Review
Election debate review: everyone struggled to be
heard in this seven-way brawl
PM’s D-day disaster dominated discourse as Rayner and
Mordaunt engaged in ‘undignified’ clashes
‘Well that
was dignified’: key takeaways of BBC general election debate
Jack Seale
Fri 7 Jun
2024 23.07 BST
Emerging as
the winner of a seven-way brawl is never easy and, in the second of this
election’s televised debates, nobody won. Either because of the strictures
placed on them by their parties’ political situations or because they just
didn’t cope very well with the format, every participant struggled.
Keir
Starmer and Rishi Sunak’s scrappy goalless draw two nights earlier had been
dominated by one prepared line: a dubious Tory contention about Labour raising
taxes. But as the lights went up at the BBC Radio Theatre at Broadcasting House
in London, revealing seven lecterns in a tight V formation, one talking point
was at the front of every viewer’s mind. The day’s discourse had been dominated
by the prime minister being forced to apologise for leaving a D-day
commemoration ceremony early and, perhaps fearing that delaying the inevitable
would leave the audience impatiently drumming their fingers, the BBC let the
audience get straight to business with a question from a veteran’s son about
maintaining the armed forces.
Then came a
moment of dissonance, as Labour’s Angela Rayner, making a halting, robotic
start, answered the question without mentioning Sunak. Daisy Cooper of the
Liberal Democrats, projecting assertively to the back row like a teacher or
amateur dramatics veteran who doesn’t require a microphone, did the same. By
the time the leader and indeed owner of Reform UK, Nigel Farage, took his turn,
his raising of D-day felt a little crow barred in.
The Tory
politician handed the turd sandwich of having to defend their leader was Penny
Mordaunt, who was in full national-tragedy gravity mode as she solemnly intoned
that the prime minister’s actions in Normandy had been “very wrong”. Soon,
though, she was back, firing out preprepared attack lines. The tax claim was to
reappear later, but the defence-themed question brought out another carefully
rehearsed accusation about Labour having not always fully supported the idea of
helping to end humanity by participating in global thermonuclear war: “If your
foe does not believe that you will use these weapons, the deterrent is gone.”

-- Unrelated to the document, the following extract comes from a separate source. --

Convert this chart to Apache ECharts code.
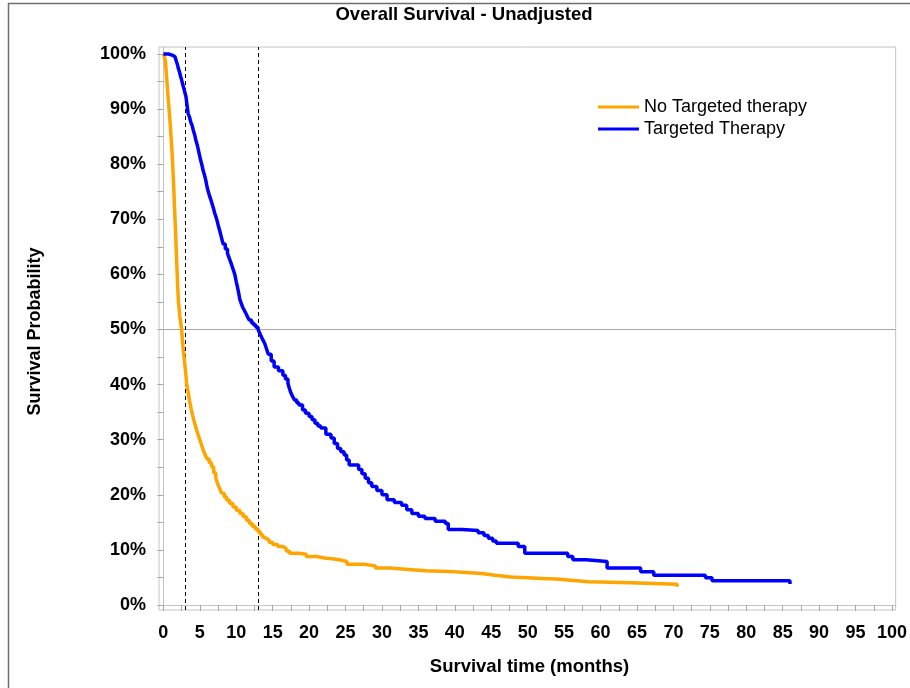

Mordaunt somehow used this atomic attack line again in answer to the night’s
second question, about the NHS.
Rayner had
perhaps the most impossible, or simply pointless, task, of all the seven
talking heads. If it didn’t really matter what Mordaunt said because the Tories
have already lost, Labour having as good as won the election meant the same
applied to Rayner. She seemed grateful for a slanging match with Mordaunt
giving her something to say. The drawing of lots that determined where the
speakers stood had put the pair together: Rayner often turned away from the
other five participants and went at it with Mordaunt until the show’s
presenter, Mishal Husain, told them to stop. Carla Denyer, of the Green party,
got the only proper laugh of the evening for her reaction to one particularly
cacophonous burst of cross-talk: “That was terribly dignified, wasn’t it?”
Denyer
ought to have flourished here, but her crack at Rayner and Mordaunt’s expense
was one of the few occasions when she successfully managed to seem like she was
confidently being herself. Almost always reading her answers from notes and
admittedly not helped by frequent interruptions from Husain, her focus on
individual policy proposals rather than revolutionary political ideas saw her
fall into the trap of sounding small-time, a junior partner in the evening’s
enterprise.
Stephen
Flynn of the Scottish National party and Rhun ap Iorwerth of Plaid Cymru were
also there, in theory, to freshen and expand the debate. They helped Denyer out
by making similar points more pithily, but couldn’t ever quite overcome the
fundamental difficulty of addressing the whole of the UK while only actually
caring about the votes of their own nation. Flynn, fluent but a shade too
intense, brought his every answer straight back to Scotland, which clanged in
the context of what the speaker before him had said; Iorwerth had a more
rounded everyman quality but still didn’t commit to much discourse that wasn’t
confined to Wales.
On the
fringe of the action was Nigel Farage, who might, like Denyer, have expected to
clean up, since his central point about the British political system being
broken is a powerful one, even if his proposed alternative is horrific. As
usual he was the most confident speaker in attendance – but if the reaction of
the cross-section of society making up the studio audience is anything to go
by, no longer being able to argue for Brexit has hamstrung him. His general
scapegoating of migrants didn’t land, and a bizarrely outmoded and irrelevant
rant about windfarm subsidies suggested that his gift for mood-reading and
rabble-rousing has deserted him, or was always a myth. His only consolation is
that, in this hubbub of rote talking points and clashing agendas, everyone
found it hard to make themselves heard.